Tammy teaches business courses at the post-secondary and secondary level and has a master's of business administration in finance.

In this lesson, we'll discuss the car-purchasing process and examine the differences between buying and leasing a vehicle. We'll also learn the advantages and disadvantages of each.

Overview of Car-Buying Process

Sue recently graduated from college and landed a job at a top accounting firm. She just received her first paycheck and is headed to the dealership to purchase a brand new car.

As she arrives at the dealership, Tom, a salesman, walks out to greet her. She tells him she's interested in financing a new GZ Sport. Tom asks her to complete an auto application, which inquires about her employment and income. After she finishes, the finance department runs a credit check and tells her she's eligible to purchase or lease the GZ Sport.

Sue tells Tom this is her first car purchase and that she's not familiar with the process of buying or leasing. Tom explains that buying a vehicle allows the buyer to take possession of the vehicle and make payments for a specific period of time, after which they own the vehicle. Leasing requires the buyer to make payments also, but after a predetermined period of time, the buyer returns the vehicle to the dealership.

For the rest of this lesson, we'll explore the advantages and disadvantages of buying and leasing.

Buying a Car

Tom starts by explaining to Sue the advantages of buying. If you want to keep the car until the tires fall off, then buying is one main advantage. Car loans usually have a term of 4-6 years. After the loan is paid off, you no longer have to make payments and can save the money or use it for other purposes.

Another advantage of buying is there are no mileage restrictions.

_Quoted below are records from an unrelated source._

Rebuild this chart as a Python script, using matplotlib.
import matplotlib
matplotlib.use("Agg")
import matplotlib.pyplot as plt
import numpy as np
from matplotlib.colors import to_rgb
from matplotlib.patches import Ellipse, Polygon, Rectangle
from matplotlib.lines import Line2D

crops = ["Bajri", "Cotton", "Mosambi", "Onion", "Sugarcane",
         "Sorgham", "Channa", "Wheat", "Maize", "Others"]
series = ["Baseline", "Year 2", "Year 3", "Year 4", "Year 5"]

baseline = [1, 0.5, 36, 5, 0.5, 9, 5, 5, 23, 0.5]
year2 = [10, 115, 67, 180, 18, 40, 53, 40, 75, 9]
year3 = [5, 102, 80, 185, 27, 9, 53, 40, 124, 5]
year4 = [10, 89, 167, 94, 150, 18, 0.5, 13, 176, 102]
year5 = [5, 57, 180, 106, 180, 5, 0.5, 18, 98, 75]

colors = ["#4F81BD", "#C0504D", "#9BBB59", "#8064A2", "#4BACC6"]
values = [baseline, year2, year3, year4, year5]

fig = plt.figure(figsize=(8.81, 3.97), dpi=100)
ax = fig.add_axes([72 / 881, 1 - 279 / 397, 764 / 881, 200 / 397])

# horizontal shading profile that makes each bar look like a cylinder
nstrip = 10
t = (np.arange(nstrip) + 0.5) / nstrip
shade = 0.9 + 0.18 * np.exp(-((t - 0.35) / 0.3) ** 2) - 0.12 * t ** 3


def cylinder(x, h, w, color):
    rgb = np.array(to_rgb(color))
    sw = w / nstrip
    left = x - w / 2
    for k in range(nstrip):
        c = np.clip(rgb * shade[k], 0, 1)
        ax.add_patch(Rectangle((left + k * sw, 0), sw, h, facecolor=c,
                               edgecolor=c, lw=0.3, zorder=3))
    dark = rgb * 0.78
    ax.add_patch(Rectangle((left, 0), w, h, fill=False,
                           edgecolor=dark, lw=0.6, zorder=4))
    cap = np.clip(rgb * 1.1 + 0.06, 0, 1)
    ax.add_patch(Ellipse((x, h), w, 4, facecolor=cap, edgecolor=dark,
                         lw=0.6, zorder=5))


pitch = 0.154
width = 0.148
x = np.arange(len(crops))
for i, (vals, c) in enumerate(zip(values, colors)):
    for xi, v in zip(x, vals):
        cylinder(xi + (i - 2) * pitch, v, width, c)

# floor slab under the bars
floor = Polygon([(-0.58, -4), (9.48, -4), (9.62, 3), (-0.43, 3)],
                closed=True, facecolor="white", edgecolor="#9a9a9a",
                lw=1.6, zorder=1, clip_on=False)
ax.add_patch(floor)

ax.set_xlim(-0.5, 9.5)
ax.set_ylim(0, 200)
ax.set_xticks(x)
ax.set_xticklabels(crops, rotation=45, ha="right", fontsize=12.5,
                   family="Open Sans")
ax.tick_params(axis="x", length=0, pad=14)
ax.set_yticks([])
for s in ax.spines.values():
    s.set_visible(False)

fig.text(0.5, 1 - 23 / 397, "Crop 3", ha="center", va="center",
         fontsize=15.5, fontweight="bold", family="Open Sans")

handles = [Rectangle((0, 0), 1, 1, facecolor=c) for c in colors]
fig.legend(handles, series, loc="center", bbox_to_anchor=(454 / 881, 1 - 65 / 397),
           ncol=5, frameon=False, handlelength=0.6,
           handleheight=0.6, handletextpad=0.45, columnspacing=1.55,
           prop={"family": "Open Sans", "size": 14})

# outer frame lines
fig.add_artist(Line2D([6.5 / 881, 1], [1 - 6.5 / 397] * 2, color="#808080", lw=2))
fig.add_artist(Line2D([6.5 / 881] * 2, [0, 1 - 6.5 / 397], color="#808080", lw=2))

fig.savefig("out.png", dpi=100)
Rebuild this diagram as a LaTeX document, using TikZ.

If you drive a lot, you can put any number of miles on the vehicle because it's yours.

While buying has advantages, there are also disadvantages; for one, the lender typically expects a significant down payment. A down payment is a percentage of the purchase price that reduces the total loan amount. For example, if the car costs $40,000, the lender may require a 5% down payment, or $2,000. You would then finance the car for $38,000 ($40,000 - $2,000).

Another disadvantage is negative equity. Negative equity exists when the car is worth less than the loan amount. Let's say you finance the car for $38,000, and six months later, the car manufacturer decides to discontinue the GZ Sport model. Suddenly, the value of the car drops significantly since it's not a popular car any longer. Let's say you decide to sell the vehicle, but buyers are only willing to purchase the car for $33,000, resulting in negative equity of $5,000 ($38,000 - $33,000). This means a buyer will give you $33,000 towards the loan payoff, and you're responsible for the other $5,000 to totally payoff the loan.

Lastly, another disadvantage of buying is that the warranty does not typically extend to the life of the loan. The manufacturer may offer a three-year warranty on parts and labor, after which you are responsible for any repairs. Remember, car loans usually last 4-6 years, and as fate would have it, many major repairs are commonly needed after the warranty period ends. Tom then explains to Sue the advantages and disadvantages of leasing.

Leasing a Car

The advantages of leasing include a smaller down payment, as well as monthly payment. The smaller payments may also allow you to qualify for a more expensive vehicle.